А еще на полу валялись мелкие круглые жестянки – приглядевшись, Хари понял, что это канистры из-под горючего. Такими сейчас уже не пользуются. Вернее, пользуются нюхачи: выдавливают жидкость на тряпку, подносят ее к лицу и дышат. Крышу сносит нормально. Хари тоже пару раз пробовал: сначала здорово, но потом тошнит. К тому же на улице нельзя: если мозги набекрень, любой гад тебя достанет.
Вот почему молодых нюхачей не бывает. Кто рано начинает, тот рано и заканчивает. Нюхач должен быть стар, страшен и болен какой-нибудь гадкой болезнью, чтобы ни его задница, ни рот никому не приглянулись даже бесплатно.
Хари помотал головой. Его чуть не стошнило от таких мыслей.
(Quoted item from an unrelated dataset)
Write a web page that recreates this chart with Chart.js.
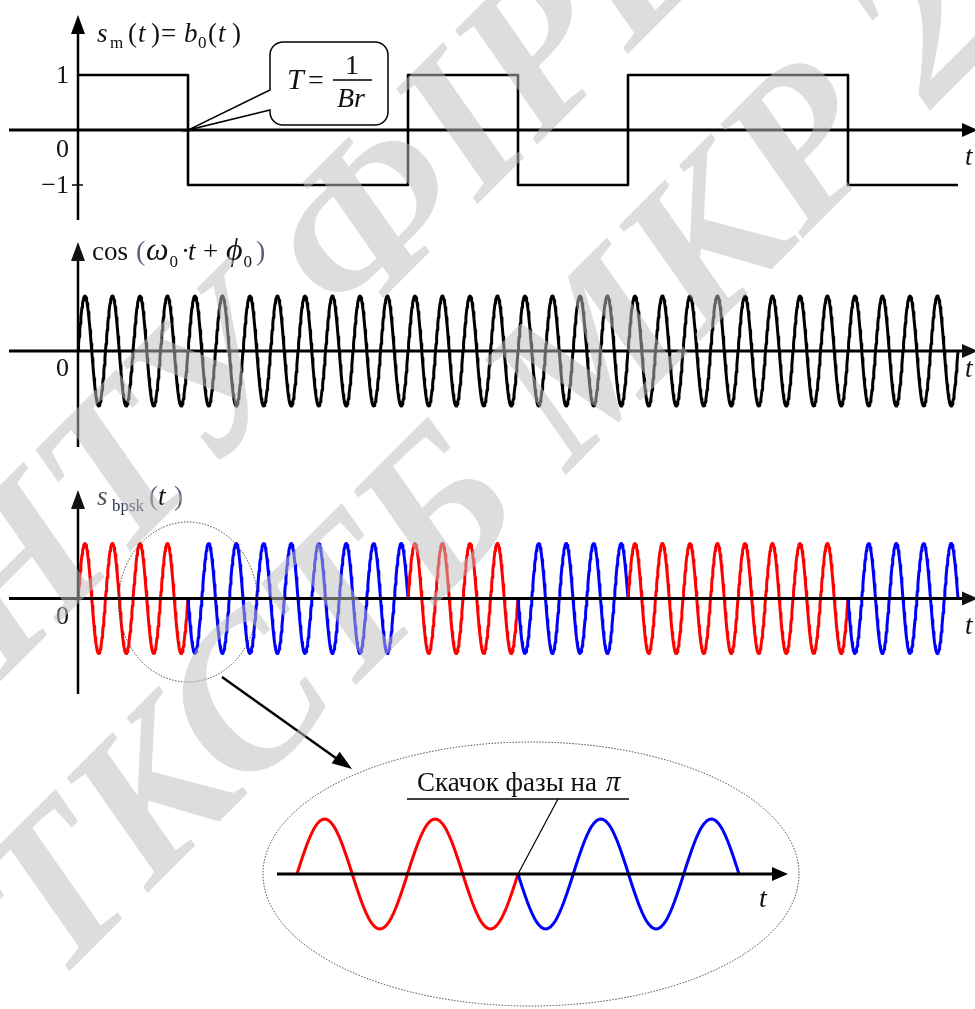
<!DOCTYPE html>
<html>
<head>
<meta charset="utf-8">
<script src="https://cdn.jsdelivr.net/npm/chart.js@4"></script>
<style>
  html, body { margin: 0; padding: 0; background: #fff; overflow: hidden; }
  #wrap { position: relative; width: 975px; height: 1009px; }
  canvas { display: block; }
</style>
</head>
<body>
<div id="wrap"><canvas id="c" width="975" height="1009"></canvas></div>
<script>
// Binary message b0(t): one symbol per bit interval T
const bits = [1, -1, -1, 1, -1, 1, 1, -1];
// carrier periods inside one bit interval
const cyclesPerBit = 4;
const samplesPerCycle = 48;
// magnified view: the two symbols around the first phase jump
const zoomBits = [1, -1];
const zoomCyclesPerBit = 2;
// level labels of the message plot
const levelTicks = [1, 0, -1];
const levelLabels = ['1', '0', '\u22121'];

const W = 975, H = 1009;
const BIT_PX = 110, ORIGIN_X = 78, AMP_PX = 55;
const ZOOM_ORIGIN_X = 297, ZOOM_CYCLE_PX = 110.5;
const RED = '#ff0000', BLUE = '#0000ff', INK = '#111111';

function yRange(zeroPx) {
  return { min: -(H - zeroPx) / AMP_PX, max: zeroPx / AMP_PX };
}

// message as a stepped level sequence
const msgData = bits.map((b, i) => ({ x: i, y: b }));
msgData.push({ x: bits.length, y: bits[bits.length - 1] });

// carrier and BPSK samples
const perBit = cyclesPerBit * samplesPerCycle;
const carrierData = [], bpskData = [];
for (let k = 0; k <= bits.length * perBit; k++) {
  const t = k / perBit;
  const s = Math.sin(2 * Math.PI * k / samplesPerCycle);
  const bi = Math.min(Math.floor(k / perBit), bits.length - 1);
  carrierData.push({ x: t, y: s });
  bpskData.push({ x: t, y: bits[bi] * s });
}
const zPerBit = zoomCyclesPerBit * samplesPerCycle;
const zoomData = [];
for (let k = 0; k <= zoomBits.length * zPerBit; k++) {
  const bi = Math.min(Math.floor(k / zPerBit), zoomBits.length - 1);
  zoomData.push({ x: k / samplesPerCycle, y: zoomBits[bi] * Math.sin(2 * Math.PI * k / samplesPerCycle) });
}

function symbolColor(arr, per) {
  return (ctx) => arr[Math.min(Math.floor(ctx.p0DataIndex / per), arr.length - 1)] > 0 ? RED : BLUE;
}

function arrowHead(ctx, tx, ty, dx, dy, len, half) {
  const n = Math.hypot(dx, dy); dx /= n; dy /= n;
  const bx = tx - dx * len, by = ty - dy * len;
  ctx.beginPath();
  ctx.moveTo(tx, ty);
  ctx.lineTo(bx - dy * half, by + dx * half);
  ctx.lineTo(bx + dy * half, by - dx * half);
  ctx.closePath();
  ctx.fill();
}

function text(ctx, s, x, y, font, color, align) {
  ctx.font = font;
  ctx.fillStyle = color || INK;
  ctx.textAlign = align || 'left';
  ctx.textBaseline = 'alphabetic';
  ctx.fillText(s, x, y);
  return x + ctx.measureText(s).width;
}

const SERIF = '"Liberation Serif", "DejaVu Serif", serif';
const R = (px) => px + 'px ' + SERIF;
const I = (px) => 'italic ' + px + 'px ' + SERIF;
const PAREN = '#56657a';

const diagram = {
  id: 'diagram',
  afterDatasetsDraw(chart) {
    const { ctx, scales } = chart;
    const sx = scales.x, xz = scales.xz;
    const ox = sx.getPixelForValue(0);
    ctx.save();
    ctx.strokeStyle = '#000';
    ctx.fillStyle = '#000';
    ctx.lineCap = 'butt';

    // axes of the three time plots
    const panels = [
      { id: 'y1', top: 15, bottom: 220 },
      { id: 'y2', top: 242, bottom: 447 },
      { id: 'y3', top: 490, bottom: 694 }
    ];
    panels.forEach(p => {
      const y0 = scales[p.id].getPixelForValue(0);
      ctx.lineWidth = 3;
      ctx.beginPath(); ctx.moveTo(9, y0); ctx.lineTo(966, y0); ctx.stroke();
      arrowHead(ctx, 978, y0, 1, 0, 16, 7);
      ctx.lineWidth = 2.5;
      ctx.beginPath(); ctx.moveTo(ox, p.bottom); ctx.lineTo(ox, p.top + 12); ctx.stroke();
      arrowHead(ctx, ox, p.top, 0, -1, 19, 7);
      text(ctx, 't', 965, y0 + (p.id === 'y2' ? 26 : 35), I(27));
    });

    // level labels of the message plot
    const y1 = scales.y1;
    levelTicks.forEach((v, i) => {
      const py = y1.getPixelForValue(v);
      text(ctx, levelLabels[i], ox - 9, py + (v === 0 ? 27 : 8), R(26), INK, 'right');
    });
    ctx.lineWidth = 1.5;
    const ym1 = y1.getPixelForValue(-1);
    ctx.beginPath(); ctx.moveTo(ox - 6, ym1); ctx.lineTo(ox + 5, ym1); ctx.stroke();
    ['y2', 'y3'].forEach(id => {
      text(ctx, '0', ox - 9, scales[id].getPixelForValue(0) + 25, R(26), INK, 'right');
    });

    // plot titles
    text(ctx, 's', 97, 42, I(27));
    text(ctx, 'm', 110, 48, R(17));
    text(ctx, '(', 128, 42, R(27));
    text(ctx, 't', 138, 42, I(27));
    text(ctx, ')', 151, 42, R(27));
    text(ctx, '=', 161, 42, R(27));
    text(ctx, 'b', 184, 42, I(27));
    text(ctx, '0', 198, 48, R(17));
    text(ctx, '(', 208, 42, R(27));
    text(ctx, 't', 218, 42, I(27));
    text(ctx, ')', 232, 42, R(27));

    text(ctx, 'cos', 92, 260, R(27));
    text(ctx, '(', 136, 260, R(28), PAREN);
    let e = text(ctx, '\u03C9', 146, 260, I(32));
    text(ctx, '0', e + 1, 267, R(17));
    text(ctx, '\u00B7', 181, 260, R(27));
    text(ctx, 't', 188, 260, I(27));
    text(ctx, '+', 203, 260, R(27));
    e = text(ctx, '\u03D5', 226, 260, I(32));
    e = text(ctx, '0', e + 1, 267, R(17));
    text(ctx, ')', e + 4, 260, R(28), PAREN);

    text(ctx, 's', 97, 505, I(27), '#5b5048');
    text(ctx, 'bpsk', 112, 511, R(17), '#2e3350');
    text(ctx, '(', 149, 505, R(27), PAREN);
    text(ctx, 't', 158, 505, I(27));
    text(ctx, ')', 174, 505, R(27), PAREN);

    // callout T = 1/Br pointing at the first bit boundary
    const tipX = sx.getPixelForValue(1), tipY = y1.getPixelForValue(0);
    const L = 270, T = 42, Rr = 388, B = 125, rad = 13;
    ctx.lineWidth = 1.5;
    ctx.beginPath();
    ctx.moveTo(L + rad, T);
    ctx.lineTo(Rr - rad, T);
    ctx.arcTo(Rr, T, Rr, T + rad, rad);
    ctx.lineTo(Rr, B - rad);
    ctx.arcTo(Rr, B, Rr - rad, B, rad);
    ctx.lineTo(L + rad, B);
    ctx.arcTo(L, B, L, B - rad, rad);
    ctx.lineTo(L, 110);
    ctx.lineTo(tipX, tipY);
    ctx.lineTo(L, 90);
    ctx.lineTo(L, T + rad);
    ctx.arcTo(L, T, L + rad, T, rad);
    ctx.closePath();
    ctx.fillStyle = '#fff';
    ctx.fill();
    ctx.stroke();
    text(ctx, 'T', 287, 89, I(30));
    text(ctx, '=', 308, 89, R(28));
    ctx.lineWidth = 1.6;
    ctx.beginPath(); ctx.moveTo(333, 80); ctx.lineTo(372, 80); ctx.stroke();
    text(ctx, '1', 352, 74, R(28), INK, 'center');
    text(ctx, 'Br', 351, 107, I(28), INK, 'center');

    // dotted marker round the first phase jump
    ctx.strokeStyle = '#444';
    ctx.lineWidth = 1;
    ctx.setLineDash([1.5, 1.5]);
    ctx.beginPath();
    ctx.ellipse(tipX, 602, 69.5, 80, 0, 0, 2 * Math.PI);
    ctx.stroke();
    // magnified view outline
    const yz = scales.yz;
    const zy0 = yz.getPixelForValue(0);
    ctx.beginPath();
    ctx.ellipse(531, zy0, 268, 132, 0, 0, 2 * Math.PI);
    ctx.stroke();
    ctx.setLineDash([]);

    // pointer from the marker to the magnified view
    ctx.strokeStyle = '#000';
    ctx.fillStyle = '#000';
    ctx.lineWidth = 2.5;
    ctx.beginPath(); ctx.moveTo(222, 677); ctx.lineTo(340, 761); ctx.stroke();
    arrowHead(ctx, 352, 769, 130, 92, 20, 7);

    // time axis of the magnified view
    ctx.lineWidth = 3;
    ctx.beginPath(); ctx.moveTo(277, zy0); ctx.lineTo(776, zy0); ctx.stroke();
    arrowHead(ctx, 788, zy0, 1, 0, 16, 7);
    text(ctx, 't', 759, zy0 + 33, I(28));

    // phase jump annotation
    text(ctx, '\u0421\u043A\u0430\u0447\u043E\u043A \u0444\u0430\u0437\u044B \u043D\u0430', 417, 791, R(27));
    text(ctx, '\u03C0', 606, 791, I(29));
    ctx.lineWidth = 1.5;
    ctx.beginPath(); ctx.moveTo(407, 799); ctx.lineTo(629, 799); ctx.stroke();
    ctx.lineWidth = 1.2;
    ctx.beginPath(); ctx.moveTo(558, 799); ctx.lineTo(xz.getPixelForValue(zoomCyclesPerBit), zy0); ctx.stroke();
    ctx.restore();
  },
  afterDraw(chart) {
    // diagonal watermark
    const ctx = chart.ctx;
    ctx.save();
    ctx.rotate(-Math.PI / 4);
    ctx.font = 'italic bold 212px "Liberation Serif", serif';
    ctx.fillStyle = 'rgba(190,190,190,0.52)';
    ctx.textAlign = 'left';
    ctx.textBaseline = 'alphabetic';
    ctx.fillText('\u041D\u0422\u0423 \u0424\u0406\u0420\u0415', -480, 482);
    ctx.fillText('\u0422\u041A\u0421\u0422\u0411 \u041C\u041A\u0420 20', -655, 736);
    ctx.restore();
  }
};

new Chart(document.getElementById('c'), {
  type: 'line',
  data: {
    datasets: [
      { label: 'b0', data: msgData, xAxisID: 'x', yAxisID: 'y1', stepped: 'before',
        borderColor: '#000', borderWidth: 2.6 },
      { label: 'carrier', data: carrierData, xAxisID: 'x', yAxisID: 'y2',
        borderColor: '#000', borderWidth: 3 },
      { label: 'bpsk', data: bpskData, xAxisID: 'x', yAxisID: 'y3',
        borderColor: RED, borderWidth: 3,
        segment: { borderColor: symbolColor(bits, perBit) } },
      { label: 'zoom', data: zoomData, xAxisID: 'xz', yAxisID: 'yz',
        borderColor: RED, borderWidth: 3,
        segment: { borderColor: symbolColor(zoomBits, zPerBit) } }
    ]
  },
  options: {
    responsive: false,
    devicePixelRatio: 1,
    animation: false,
    events: [],
    parsing: false,
    normalized: true,
    layout: { padding: 0 },
    elements: { point: { radius: 0 }, line: { tension: 0, borderJoinStyle: 'round', fill: false } },
    plugins: { legend: { display: false }, tooltip: { enabled: false }, title: { display: false } },
    scales: {
      x: { type: 'linear', display: false, min: -ORIGIN_X / BIT_PX, max: (W - ORIGIN_X) / BIT_PX },
      xz: { type: 'linear', axis: 'x', display: false, min: -ZOOM_ORIGIN_X / ZOOM_CYCLE_PX, max: (W - ZOOM_ORIGIN_X) / ZOOM_CYCLE_PX },
      y1: Object.assign({ type: 'linear', axis: 'y', display: false }, yRange(130)),
      y2: Object.assign({ type: 'linear', axis: 'y', display: false }, yRange(351)),
      y3: Object.assign({ type: 'linear', axis: 'y', display: false }, yRange(598.5)),
      yz: Object.assign({ type: 'linear', axis: 'y', display: false }, yRange(874))
    }
  },
  plugins: [diagram]
});
</script>
</body>
</html>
– Мужик, а ведь ты был крут.
– Чего?.
– Гребаный Ткач Света. – То, что Хари видел перед собой, никак не совмещалось у него в голове с тем, что он слышал. – Что с тобой стряслось? Как великий Натан Маст дошел до такой жизни, когда его трахают какие-то нюхачи?
– Ты не… понял…
– Чего тут не понять. Вон сколько этой дряни на полу…
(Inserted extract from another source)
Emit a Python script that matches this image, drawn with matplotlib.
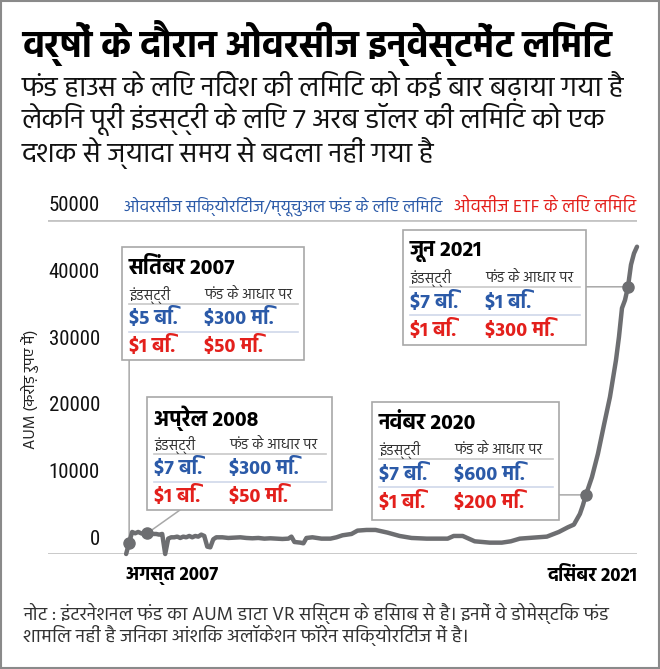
import matplotlib
matplotlib.use("Agg")
import matplotlib.pyplot as plt
from matplotlib.patches import Rectangle
from matplotlib.lines import Line2D

# ---- data ----
t = [0, 1, 2, 3, 4, 5, 6, 7, 8, 9, 10, 11, 12, 13, 14, 15, 16, 17, 18, 19, 20,
     21, 22, 23, 24, 25, 26, 27, 28, 29, 30, 32, 34, 36, 38, 40, 42, 44, 46, 48,
     50, 52, 54, 55, 56, 58, 59, 60, 62, 65, 68, 70, 72, 75, 77, 80, 83, 87, 91,
     95, 100, 104, 107, 109, 112, 114, 116, 121, 125, 128, 131, 134, 137, 140,
     144, 147, 149, 151, 152, 153, 155, 157, 159, 161, 163, 164, 165, 166, 167,
     168, 169, 170]
aum = [0, 1700, 3300, 3100, 3300, 3100, 3000, 3100, 3100, 3000, 3000, 2900, 3000,
       0, 2300, 2500, 2500, 2600, 2400, 2600, 2500, 2700, 2500, 2700, 2600, 2900,
       2700, 1100, 1000, 2200, 2500, 2500, 2400, 2450, 2500, 2400, 2350, 2400,
       2300, 2350, 2300, 2250, 2300, 2600, 1800, 1700, 1600, 2400, 2500, 2300,
       2300, 2500, 2800, 3000, 3500, 3600, 3600, 3200, 2700, 2400, 2300, 2300,
       2300, 2700, 2700, 2300, 1900, 1700, 1700, 1900, 2300, 2400, 2500, 2600,
       3300, 4000, 4400, 6000, 7300, 8850, 11500, 15000, 19300, 23500, 29000,
       32500, 36800, 38000, 40000, 43300, 45000, 46000]

yticks = [0, 10000, 20000, 30000, 40000, 50000]
x_labels = ["अगस्त 2007", "दिसंबर 2021"]

callout_t = [1, 7, 153, 167]
callout_titles = ["सितंबर 2007", "अप्रेल 2008", "नवंबर 2020", "जून 2021"]
industry_mf = ["$5 बि.", "$7 बि.", "$7 बि.", "$7 बि."]
fund_mf = ["$300 मि.", "$300 मि.", "$600 मि.", "$1 बि."]
industry_etf = ["$1 बि.", "$1 बि.", "$1 बि.", "$1 बि."]
fund_etf = ["$50 मि.", "$50 मि.", "$200 मि.", "$300 मि."]

title = "वर्षों के दौरान ओवरसीज इन्वेस्टमेंट लिमिट"
subtitle = ["फंड हाउस के लिए निवेश की लिमिट को कई बार बढ़ाया गया है",
            "लेकिन पूरी इंडस्ट्री के लिए 7 अरब डॉलर की लिमिट को एक",
            "दशक से ज्यादा समय से बदला नहीं गया है"]
legend_mf = "ओवरसीज सिक्योरिटीज/म्यूचुअल फंड के लिए लिमिट"
legend_etf = "ओवसीज ETF के लिए लिमिट"
note = ["नोट : इंटरनेशनल फंड का AUM डाटा VR सिस्टम के हिसाब से है। इनमें वे डोमेस्टिक फंड",
        "शामिल नहीं है जिनका आंशिक अलॉकेशन फॉरेन सिक्योरिटीज में है।"]

DEV = ["Hind", "DejaVu Sans"]
NUM = ["Liberation Sans Narrow", "Roboto Condensed", "DejaVu Sans"]
BLUE = "#2b5aa8"
RED = "#e3201c"
LINE = "#6d6e71"
GRID = "#c4c4c4"

W, H = 660, 669
def fx(px):
    return px / W
def fy(py):
    return 1 - py / H

fig = plt.figure(figsize=(6.6, 6.69), dpi=100)
fig.patches.append(Rectangle((0.002, 0.002), 0.996, 0.996, transform=fig.transFigure,
                             fill=False, ec="#8a8a8a", lw=1.5))

fig.text(fx(22), fy(43), title, family=DEV, fontsize=26.5, weight="bold", va="center")
for i, s in enumerate(subtitle):
    fig.text(fx(22), fy(86 + 33.5 * i), s, family=DEV, fontsize=20.1, va="center", color="#111")

ax = fig.add_axes([fx(48), fy(554), fx(637) - fx(48), fy(220) - fy(554)])
ax.set_xlim(-26, 170)
ax.set_ylim(0, 50000)
for s in ax.spines.values():
    s.set_visible(False)
ax.set_xticks([])
ax.set_yticks([])
ax.axhline(0, color=GRID, lw=2, zorder=1)
ax.axhline(50000, color=GRID, lw=2, zorder=1)

# y labels sit just above their value
for v in yticks:
    ax.annotate(f"{v}", xy=((100 - 48) / (637 - 48), v), xycoords=("axes fraction", "data"),
                xytext=(0, 10.5), textcoords="offset points", ha="right", va="center",
                family=NUM, fontsize=15, color="#111")

ax.plot(t, aum, color=LINE, lw=3.2, solid_capstyle="round", solid_joinstyle="round",
        zorder=3, clip_on=False)
mx = callout_t
my = [aum[t.index(v)] for v in callout_t]
ax.plot(mx, my, "o", color=LINE, ms=8, zorder=4, clip_on=False)

fig.text(fx(124), fy(206), legend_mf, family=DEV, fontsize=12.2, color=BLUE, va="center")
fig.text(fx(636), fy(206), legend_etf, family=DEV, fontsize=12.9, color=RED, va="center", ha="right")

ax.text(0, -0.067, x_labels[0], transform=ax.get_xaxis_transform(), family=DEV, fontsize=13.5,
        weight="bold", ha="left", va="center")
ax.text(170, -0.067, x_labels[1], transform=ax.get_xaxis_transform(), family=DEV, fontsize=13.5,
        weight="bold", ha="right", va="center")

fig.text(fx(30), fy(389), "AUM (करोड़ रुपए में)", family=DEV, fontsize=11.5, rotation=90,
         ha="center", va="center", color="#222")

# callout boxes: left, top, right, bottom in px
boxes = [(122, 247, 304, 360), (147, 397, 332, 510), (372, 402, 559, 520), (403, 230, 586, 345)]
for i, (l, tp, r, b) in enumerate(boxes):
    fig.patches.append(Rectangle((fx(l), fy(b)), fx(r) - fx(l), fy(tp) - fy(b),
                                 transform=fig.transFigure, fc="white", ec="#a8a8a8", lw=1.2, zorder=5))
    fig.text(fx(l + 7), fy(tp + 21), callout_titles[i], family=DEV, fontsize=15.5,
             weight="bold", va="center", zorder=6)
    fig.text(fx(l + 7), fy(tp + 48), "इंडस्ट्री", family=DEV, fontsize=10.5, va="center",
             color="#333", zorder=6)
    fig.text(fx(l + 82), fy(tp + 48), "फंड के आधार पर", family=DEV, fontsize=10.5, va="center",
             color="#333", zorder=6)
    fig.lines.append(Line2D([fx(l + 7), fx(r - 6)], [fy(tp + 57)] * 2, transform=fig.transFigure,
                            color="#c8c8c8", lw=1.2, zorder=6))
    fig.lines.append(Line2D([fx(l + 7), fx(r - 6)], [fy(tp + 85)] * 2, transform=fig.transFigure,
                            color="#d0d8ea", lw=1.2, zorder=6))
    fig.text(fx(l + 7), fy(tp + 71), industry_mf[i], family=DEV, fontsize=14.5, weight="bold",
             color=BLUE, va="center", zorder=6)
    fig.text(fx(l + 82), fy(tp + 71), fund_mf[i], family=DEV, fontsize=14.5, weight="bold",
             color=BLUE, va="center", zorder=6)
    fig.text(fx(l + 7), fy(tp + 99), industry_etf[i], family=DEV, fontsize=14.5, weight="bold",
             color=RED, va="center", zorder=6)
    fig.text(fx(l + 82), fy(tp + 99), fund_etf[i], family=DEV, fontsize=14.5, weight="bold",
             color=RED, va="center", zorder=6)

conn = dict(arrowstyle="-", color="#a8a8a8", lw=1.1, shrinkA=0, shrinkB=0)
# Sep 2007: vertical from box bottom
ax.annotate("", xy=(mx[0], my[0]), xytext=(mx[0], fy(360)), textcoords=("data", "figure fraction"),
            arrowprops=conn, zorder=2)
# Apr 2008: diagonal
ax.annotate("", xy=(mx[1], my[1]), xytext=(fx(180), fy(510)), textcoords="figure fraction",
            arrowprops=conn, zorder=2)
# Nov 2020 / Jun 2021: horizontal from box right edge
ax.annotate("", xy=(mx[2], my[2]), xytext=(fx(559), my[2]), textcoords=("figure fraction", "data"),
            arrowprops=conn, zorder=2)
ax.annotate("", xy=(mx[3], my[3]), xytext=(fx(586), my[3]), textcoords=("figure fraction", "data"),
            arrowprops=conn, zorder=2)

for i, s in enumerate(note):
    fig.text(fx(23), fy(613 + 22 * i), s, family=DEV, fontsize=13.8, va="center", color="#333")

fig.savefig("out.png", dpi=100)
– Нет… послушай. – Кусок мяса в отчаянии повысил голос. – Нюхач – это я, пацан. Те двое – копы.
Хари вытаращил глаза.
– Грю те… ты не первый… кто хотел сорвать куш. Местные копы пронюхали, что у нюхача из Темпа есть в его ТОСКе что-то ценное. Копы захотели в долю. А лучше забрать себе. Целиком. Мое сокровище. – Тут он закашлялся, дернул плечом, так что кожа над белой лентой наручника треснула. – Короче, они вели себя невежливо.
– Что… – Хари едва расслышал свой шепот. – Что ты им сделал?
– Дал им то, чего они хотели. А ты как думал? – Хриплый смех, скрипучий, как ворота Джигейт-парка на ветру. – Только оказалось, что оно им не нужно.
– Может, и мне тоже не нужно.
– Коробок с дурью… был у меня под койкой. Они нашли, когда все перерыли. На слово мне не поверили, понял? А я им говорил. Но они не поверили и решили пытать меня огнем. Решили поджарить меня вместе с моей же дурью. Ну, я и показал им тогда мое сокровище. Всё, целиком.
– Какое сокровище? Я не понял…
– Огонь, пацан… огонь – это легко. У меня всегда получалось. Ты говорил, что видел «Рейдеров Вестмарча». Значит, знаешь, как я могу… с огнем…
– Ага, да. Еще бы. В Надземном мире. Сто лет тому назад.
Придурок чокнутый.
– Только… не все прошло как обычно. Их я достал… но больше уже не смогу… легкие… спеклись. Наполнились… жидкостью. Знаешь, как бывает. Гной и всякая дрянь. Я скоро захлебнусь…
– Господи…
– Что, страшно?
– Ага.
– Тут все… страшно. За что ни возьмись. Страшный это мир, пацан.